What the if(...) return; instructions above want to achieve is that if mocking is active, the constructor should not do anything:
no this() or super() calls, → update: impossible
no field initialisations, → update: possible
no other side effects. → update: might be possible, see my update below
The result would be an object with uninitialised fields that did not create any (possibly expensive) side effects such as resource allocation (database connection, file creation, you name it). Why would I want that? Could I not just create an instance with Objenesis and be happy? Not if I want a global mock, i.e. mock objects I cannot inject because they are created somewhere inside methods or field initialisers I do not have control over. Please do not worry about what method calls on such an object would do if its instance fields are not properly initialised. Just assume I have instrumented the methods to return stub results, too. I know how to do that already, the problem are only constructors in the context of this question.
Questions / problems
Now if I try to simulate the desired result in Java source code, I meet the following limitations:
I cannot insert any code before this() or super(). I could mitigate that by also instrumenting the super class hierarchy with the same if(...) return;, but would like to know if I could in theory use ASM to insert my code before this() or super() using a method visitor. Or would the byte code of the instrumented class somehow be verified during loading or retransformation and then rejected because the byte code is "illegal"? I would like to know before I start learning ASM because I want to avoid wasting time for an idea which is not feasible.

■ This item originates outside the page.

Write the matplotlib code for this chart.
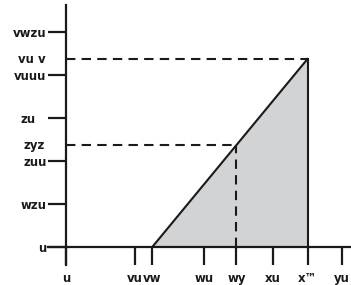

If the class contains final instance fields, I also cannot enter a return before all of those fields have been initialised in the constructor. That might happen at the very end of a complex constructor which performs lots of side effects before actually initialising the last field. So the question is similar to the previous one: Can I use ASM to insert my if(...) return; before any fields (including final ones) are initialised and produce a valid class which I could not produce using javac and will not be rejected when loaded or retransformed?

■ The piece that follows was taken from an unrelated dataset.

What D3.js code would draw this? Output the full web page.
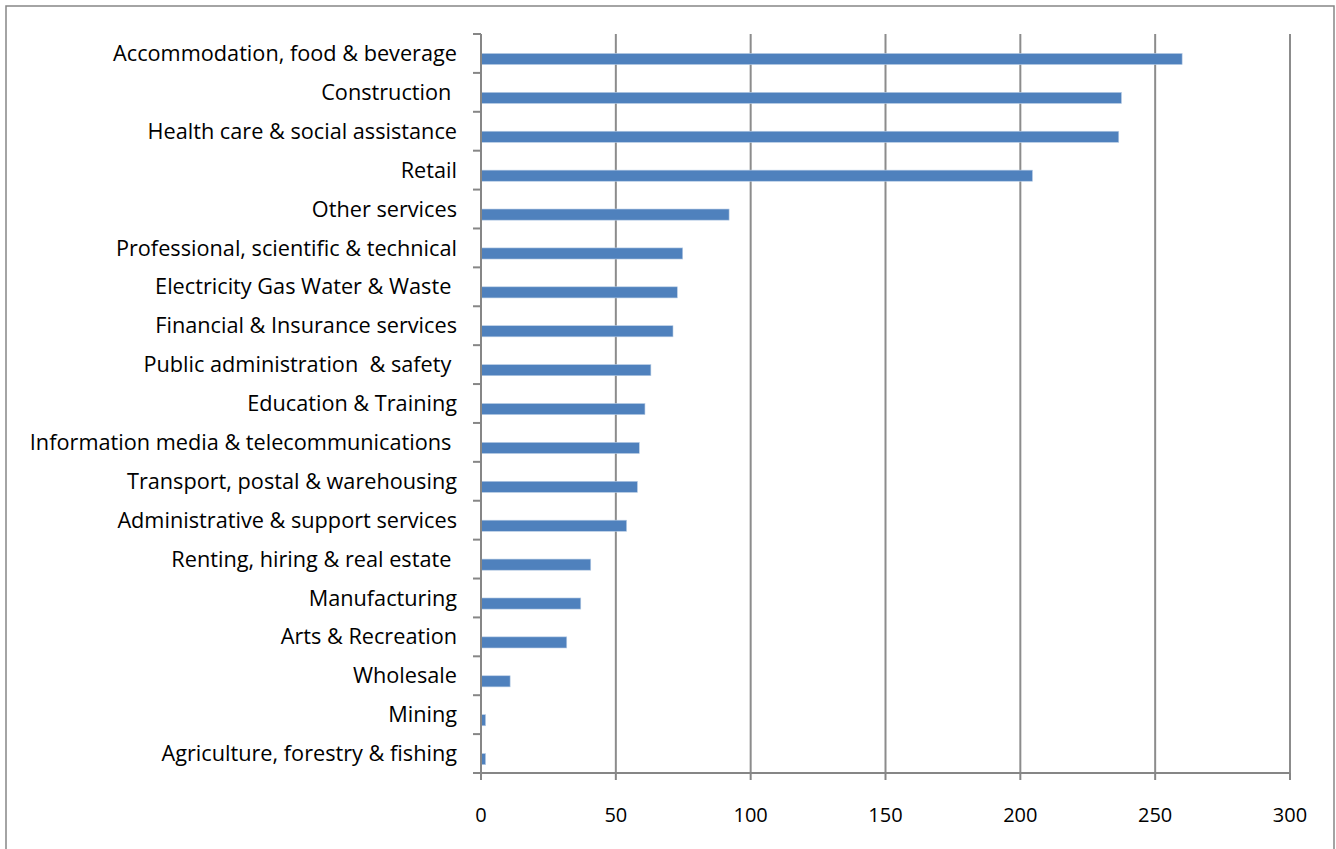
<!DOCTYPE html>
<html lang="en">
<head>
   <meta charset="UTF-8">
   <title>Industries</title>
   <style>
     body { margin: 0; background: #fff; }
     svg text { font-family: "Open Sans", Lato, sans-serif; fill: #000; }
   </style>
</head>
<body>
<script src="https://d3js.org/d3.v7.min.js"></script>
<script>
     const categories = [
          "Accommodation, food & beverage",
          "Construction ",
          "Health care & social assistance",
          "Retail",
          "Other services",
          "Professional, scientific & technical",
          "Electricity Gas Water & Waste ",
          "Financial & Insurance services",
          "Public administration  & safety ",
          "Education & Training",
          "Information media & telecommunications ",
          "Transport, postal & warehousing",
          "Administrative & support services",
          "Renting, hiring & real estate ",
          "Manufacturing",
          "Arts & Recreation",
          "Wholesale",
          "Mining",
          "Agriculture, forestry & fishing"
     ];
     // main series (blue)
     const valuesBlue = [260, 237.5, 236.5, 204.5, 92, 74.8, 72.8, 71.2, 63, 60.8, 58.7, 58, 54, 40.7, 37, 31.8, 10.8, 1.7, 1.7];
     // second series, almost zero (thin red slivers)
     const valuesRed = [0.2, 0.2, 0.2, 0.2, 0.2, 0.2, 0.2, 0.2, 0.2, 0.2, 0.2, 0.2, 0.2, 0.2, 0.2, 0.2, 0.2, 0.2, 0.2];
     const xTicks = [0, 50, 100, 150, 200, 250, 300];

     const width = 1336, height = 849;
     const margin = {top: 34, right: 46, bottom: 76, left: 481};

     const svg = d3.select('body').append('svg')
          .attr('width', width)
          .attr('height', height);

     // outer chart frame
     svg.append('rect')
          .attr('x', 6).attr('y', 6)
          .attr('width', 1328).attr('height', 860)
          .attr('fill', '#fff')
          .attr('stroke', '#868686')
          .attr('stroke-width', 1.5);

     const scaleX = d3.scaleLinear()
          .domain([0, 300])
          .range([margin.left, width - margin.right]);

     const scaleY = d3.scaleBand()
          .domain(categories)
          .range([margin.top, height - margin.bottom])
          .padding(0);

     const inner = d3.scaleBand()
          .domain(['red', 'blue'])
          .range([0, scaleY.bandwidth()])
          .paddingInner(0)
          .paddingOuter(0.75);

     // gridlines
     svg.append('g')
          .selectAll('line')
          .data(xTicks.slice(1))
          .join('line')
          .attr('x1', d => scaleX(d)).attr('x2', d => scaleX(d))
          .attr('y1', margin.top).attr('y2', height - margin.bottom)
          .attr('stroke', '#8c8c8c')
          .attr('stroke-width', 2);

     const rows = categories.map((c, i) => ({cat: c, blue: valuesBlue[i], red: valuesRed[i]}));

     const group = svg.append('g')
          .selectAll('g')
          .data(rows)
          .join('g')
          .attr('transform', d => `translate(0,${scaleY(d.cat)})`);

     group.append('rect')
          .attr('x', scaleX(0))
          .attr('y', inner('red'))
          .attr('width', d => scaleX(d.red) - scaleX(0))
          .attr('height', inner.bandwidth())
          .attr('fill', '#C0504D')
          .attr('opacity', 0.5);

     group.append('rect')
          .attr('x', scaleX(0))
          .attr('y', inner('blue'))
          .attr('width', d => scaleX(d.blue) - scaleX(0))
          .attr('height', inner.bandwidth())
          .attr('fill', '#4F81BD')
          .attr('stroke', '#b9cde5')
          .attr('stroke-width', 0.6);

     // y axis
     const yAxis = svg.append('g')
          .attr('transform', `translate(${margin.left},0)`);
     yAxis.append('line')
          .attr('x1', 0).attr('x2', 0)
          .attr('y1', margin.top).attr('y2', height - margin.bottom)
          .attr('stroke', '#868686').attr('stroke-width', 2);
     const bounds = categories.map(c => scaleY(c)).concat([height - margin.bottom]);
     yAxis.selectAll('line.tick')
          .data(bounds)
          .join('line')
          .attr('class', 'tick')
          .attr('x1', -8).attr('x2', 0)
          .attr('y1', d => d).attr('y2', d => d)
          .attr('stroke', '#868686').attr('stroke-width', 2);
     yAxis.selectAll('text')
          .data(categories)
          .join('text')
          .attr('x', -24)
          .attr('y', d => scaleY(d) + scaleY.bandwidth() / 2)
          .attr('dy', '0.35em')
          .attr('text-anchor', 'end')
          .style('font-size', '21.7px')
          .style('white-space', 'pre')
          .text(d => d);

     // x axis
     const xAxis = svg.append('g')
          .attr('transform', `translate(0,${height - margin.bottom})`);
     xAxis.append('line')
          .attr('x1', margin.left - 8).attr('x2', scaleX(300))
          .attr('stroke', '#868686').attr('stroke-width', 2);
     xAxis.selectAll('line.tick')
          .data(xTicks)
          .join('line')
          .attr('class', 'tick')
          .attr('x1', d => scaleX(d)).attr('x2', d => scaleX(d))
          .attr('y1', 0).attr('y2', 7)
          .attr('stroke', '#868686').attr('stroke-width', 2);
     xAxis.selectAll('text')
          .data(xTicks)
          .join('text')
          .attr('x', d => scaleX(d))
          .attr('y', 42)
          .attr('dy', '0.35em')
          .attr('text-anchor', 'middle')
          .style('font-size', '20px')
          .text(d => d);
</script>
</body>
</html>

BTW, if it is relevant, we are talking about Java 8+, i.e. at the time of writing this that would be Java versions 8 to 14.
If anything about this question is unclear, please do not hesitate to ask follow-up questions, so I can improve it.

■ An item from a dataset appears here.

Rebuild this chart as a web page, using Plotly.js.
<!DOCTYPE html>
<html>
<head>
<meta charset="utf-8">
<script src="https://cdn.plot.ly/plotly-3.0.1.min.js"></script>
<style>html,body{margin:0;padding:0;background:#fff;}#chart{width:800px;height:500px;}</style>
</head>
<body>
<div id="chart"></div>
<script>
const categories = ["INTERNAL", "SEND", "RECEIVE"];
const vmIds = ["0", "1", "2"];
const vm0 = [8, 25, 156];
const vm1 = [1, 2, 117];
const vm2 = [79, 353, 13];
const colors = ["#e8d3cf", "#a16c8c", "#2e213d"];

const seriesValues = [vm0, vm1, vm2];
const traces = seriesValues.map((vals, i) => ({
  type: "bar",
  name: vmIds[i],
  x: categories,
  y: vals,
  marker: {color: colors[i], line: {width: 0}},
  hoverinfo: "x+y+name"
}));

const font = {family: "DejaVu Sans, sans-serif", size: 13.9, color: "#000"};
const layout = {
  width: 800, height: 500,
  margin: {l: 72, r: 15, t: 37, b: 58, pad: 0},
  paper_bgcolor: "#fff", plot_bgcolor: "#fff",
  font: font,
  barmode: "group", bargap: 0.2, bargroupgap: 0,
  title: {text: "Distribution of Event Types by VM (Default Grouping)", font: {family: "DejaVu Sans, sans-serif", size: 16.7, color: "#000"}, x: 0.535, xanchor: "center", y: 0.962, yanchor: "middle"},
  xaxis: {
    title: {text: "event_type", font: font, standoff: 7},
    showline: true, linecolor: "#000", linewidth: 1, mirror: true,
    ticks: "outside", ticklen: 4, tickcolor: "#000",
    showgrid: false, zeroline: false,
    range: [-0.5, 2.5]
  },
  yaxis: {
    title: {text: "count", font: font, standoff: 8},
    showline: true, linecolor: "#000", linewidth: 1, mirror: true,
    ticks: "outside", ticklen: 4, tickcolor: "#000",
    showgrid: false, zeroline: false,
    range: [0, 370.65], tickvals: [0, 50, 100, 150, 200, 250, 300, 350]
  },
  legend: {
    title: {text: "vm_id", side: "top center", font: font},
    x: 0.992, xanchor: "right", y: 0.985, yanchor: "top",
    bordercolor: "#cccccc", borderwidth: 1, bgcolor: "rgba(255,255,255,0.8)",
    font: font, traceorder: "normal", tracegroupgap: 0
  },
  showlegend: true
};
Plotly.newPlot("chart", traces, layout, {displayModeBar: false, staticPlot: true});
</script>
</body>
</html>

Update after discussing Antimony's answer
I think this approach could work and avoid side effects, calling the constructor chain but avoiding any side effects and resulting in a newly initialised instance with all fields empty (null, 0, false):
In order to avoid calling this.getClass(), I need to hard-code the mock target's class name directly into all constructors up the parent chain. I.e. if two "global mock" target classes have the same parent class(es), multiple of the following if blocks would be woven into each corresponding parent class, one for each hard-coded child class name.
In order to avoid any side effects from objects being created or methods being called, I need to call a super constructor myself, using null/zero/false values for each argument. That would not matter because the next parent class up the chain would have a similar code block so that the arguments given do not matter anyway.
// Avoid accessing 'this.getClass()'
if (GlobalMockRegistry.isMock(Sub.class)) {
// Identify and call any parent class constructor, ideally a default constructor.
// If none exists, call another one using default values like null, 0, false.
// In the class derived from Object, just call 'Object.<init>'.
super(null, 0, false);
return;
}
// Here follows the original byte code, i.e. the normal super/this call and
// everything else the original constructor does.
Note to myself: Antimony's answer explains "uninitialised this" very nicely. Another related answer can be found here.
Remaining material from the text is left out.